E il carbone il nodo dello scontro alla conferenza sul clima di Parigi. Da una parte l’india che pretende la licenza di inquinare, dall’altra gli scienziati che awertono: così si va verso un cambiamento climatico devastante. Narendra Modi nel giorno di apertura del summit aveva detto «i paesi ricchi non possono imporci di abbandonare le fonti fossili», cioè il carbone che costituisce il 59 per cento della potenza elettrica installata in India. Oggi è arrivata la risposta del Climate action tracker, il cartello di istituti di ricerca guidato dal prestigioso Potsdam Institut.
Anche senza la costruzione di nuove centrali, gli attuali impianti a carbone producono a livello globale un trend di emissioni che nel 2030 sarà del 150 per cento superiore rispetto al modello necessario a mantenere l’aumento di temperatura entro i 2 gradi. E con le 2.440 centrali a carbone progettate o già in costruzione si arriverebbe a un aumento del 400 per cento: uno scenario che porta a superare i 3 gradi, con un esito catastrofico. Dunque non solo non bisogna costruire altri impianti a carbone, ma è necessario chiudere una parte di quelli esistenti.

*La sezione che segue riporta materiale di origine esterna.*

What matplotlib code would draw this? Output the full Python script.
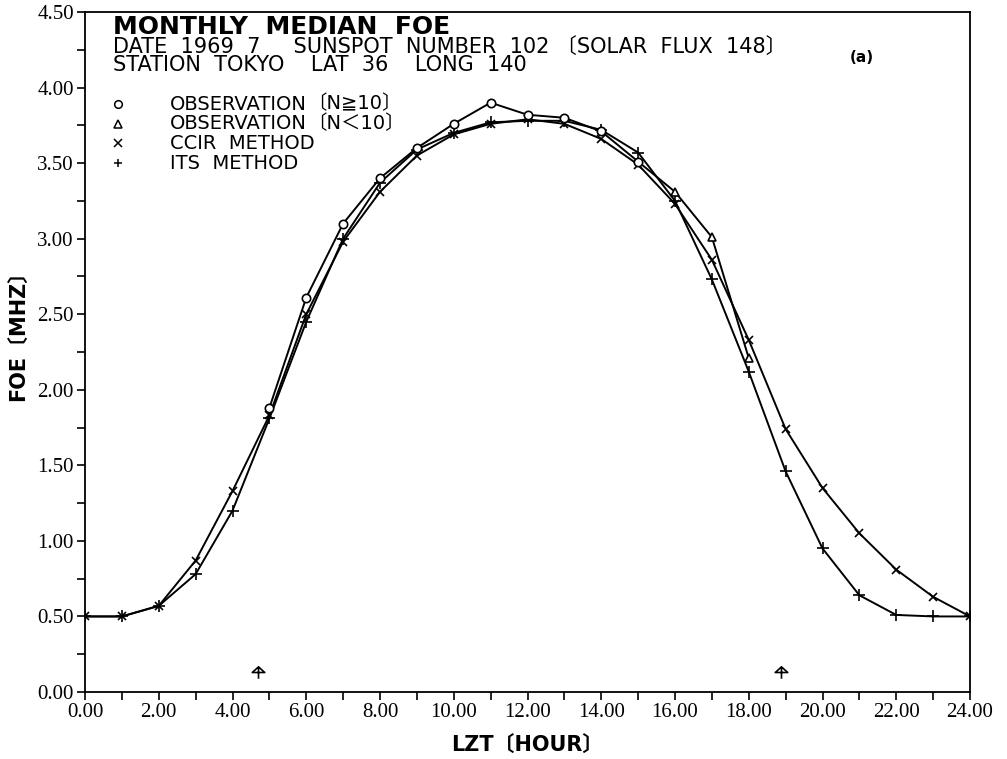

Questa contrapposizione radicale segna comunque solo la fase di apertura dei lavori. Proprio oggi è stato annunciato da Modi e dal presidente francese Francois Hollande un’alleanza per il solare che punta a rastrellare mille miliardi di dollari di investimenti entro il 2030. Il premier indiano da un lato reclama via libera per il carbone, dall’altro cerca i fondi per sostituirlo il più rapidamente possibile.

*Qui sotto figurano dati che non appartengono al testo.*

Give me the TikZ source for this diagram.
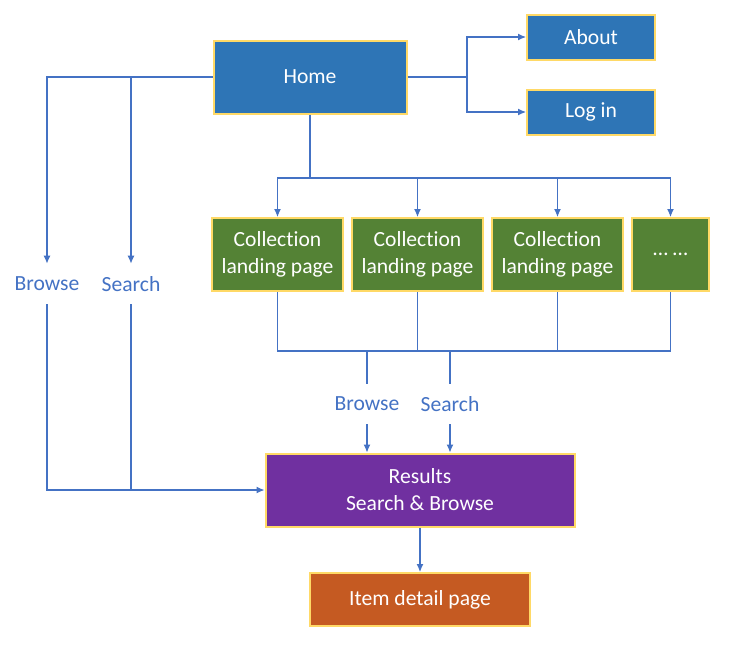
\documentclass[tikz,border=0pt]{standalone}
\usepackage{fontspec}
\setmainfont{Carlito}[Ligatures=NoCommon]
\usetikzlibrary{arrows.meta,positioning}
\definecolor{homeblue}{HTML}{2E75B6}
\definecolor{collgreen}{HTML}{548235}
\definecolor{respurple}{HTML}{7030A0}
\definecolor{itemorange}{HTML}{C55A22}
\definecolor{pageedge}{HTML}{FFD966}
\definecolor{linkblue}{HTML}{4472C4}

\begin{document}
\begin{tikzpicture}[x=0.5pt, y=-0.5pt, font=\fontsize{10.8}{13.5}\selectfont,
  page/.style={rectangle, draw=pageedge, line width=1pt, text=white, align=center, inner sep=0pt, minimum height=36.5pt},
  link/.style={draw=linkblue, line width=0.55pt},
  go/.style={link, -{Latex[length=4pt, width=3.5pt]}},
  lbl/.style={text=linkblue, inner sep=0pt, minimum height=20pt}]
  \useasboundingbox (0,0) rectangle (735,644);

  \node[page, fill=homeblue, minimum width=96.5pt] (home) at (310,77) {Home};
  \node[page, fill=homeblue, minimum width=64pt, minimum height=22.5pt] (about) at (591,37) {About};
  \node[page, fill=homeblue, minimum width=64pt, minimum height=22.5pt] (login) at (591,112) {Log in};

  \node[page, fill=collgreen, minimum width=65.5pt] (coll1) at (277.5,254.5) {Collection\\landing page};
  \node[page, fill=collgreen, minimum width=65.5pt] (coll2) at (417.5,254.5) {Collection\\landing page};
  \node[page, fill=collgreen, minimum width=65.5pt] (coll3) at (557.5,254.5) {Collection\\landing page};
  \node[page, fill=collgreen, minimum width=38.5pt] (more) at (670.5,254.5) {\dots\ \dots};

  \node[page, fill=respurple, minimum width=154.5pt] (results) at (420,490) {Results\\Search \& Browse};
  \node[page, fill=itemorange, minimum width=110pt, minimum height=26.5pt] (item) at (420,599.5) {Item detail page};

  \node[lbl] (browseL) at (47,284) {Browse};
  \node[lbl] (searchL) at (131,284) {Search};
  \node[lbl] (browseM) at (367,404) {Browse};
  \node[lbl] (searchM) at (450,404) {Search};

  % home to about / log in
  \coordinate (fork) at (467,77);
  \draw[link] (home.east) -- (fork);
  \draw[go] (fork) |- (about.west);
  \draw[go] (fork) |- (login.west);

  % home to the left, browse and search
  \draw[go] (home.west) -| (browseL.north);
  \draw[go] (searchL.north |- home.west) -- (searchL.north);
  \draw[go] (browseL.south) |- (results.west);
  \draw[link] (searchL.south) -- (searchL.south |- results.west);

  % home to collections
  \coordinate (split) at (310,178);
  \draw[link] (home.south) -- (split);
  \foreach \c in {coll1,coll2,coll3,more}
    \draw[go] (split) -| (\c.north);

  % collections to results
  \coordinate (bus) at (0,351);
  \draw[link] (coll1.south) |- (more.south |- bus) -- (more.south);
  \draw[link] (coll2.south) -- (coll2.south |- bus);
  \draw[link] (coll3.south) -- (coll3.south |- bus);
  \draw[link] (browseM.north |- bus) -- (browseM.north);
  \draw[link] (searchM.north |- bus) -- (searchM.north);
  \draw[go] (browseM.south) -- (browseM.south |- results.north);
  \draw[go] (searchM.south) -- (searchM.south |- results.north);

  \draw[go] (results.south) -- (item.north);
\end{tikzpicture}
\end{document}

Ma tra la ragione degli scienziati e le necessità della politica, la via del cambiamento è però molto stretta. Lo ha ricordato il presidente americano Barack Obama: «Resto ottimista, anche se mettere d’accordo 200 paesi sarà difficile». L’intesa, come ha aggiunto Hollande, non dovrà essere né troppo vaga né troppo impegnativa sul piano giuridico: «O la barca si sovraccarica e affonda, o la alleggeriamo troppo e non va da nessuna parte». Ci sono ancora 11 giorni di tempo per mettere a punto la rotta. E questa volta sbagliare vorrebbe dire affondare.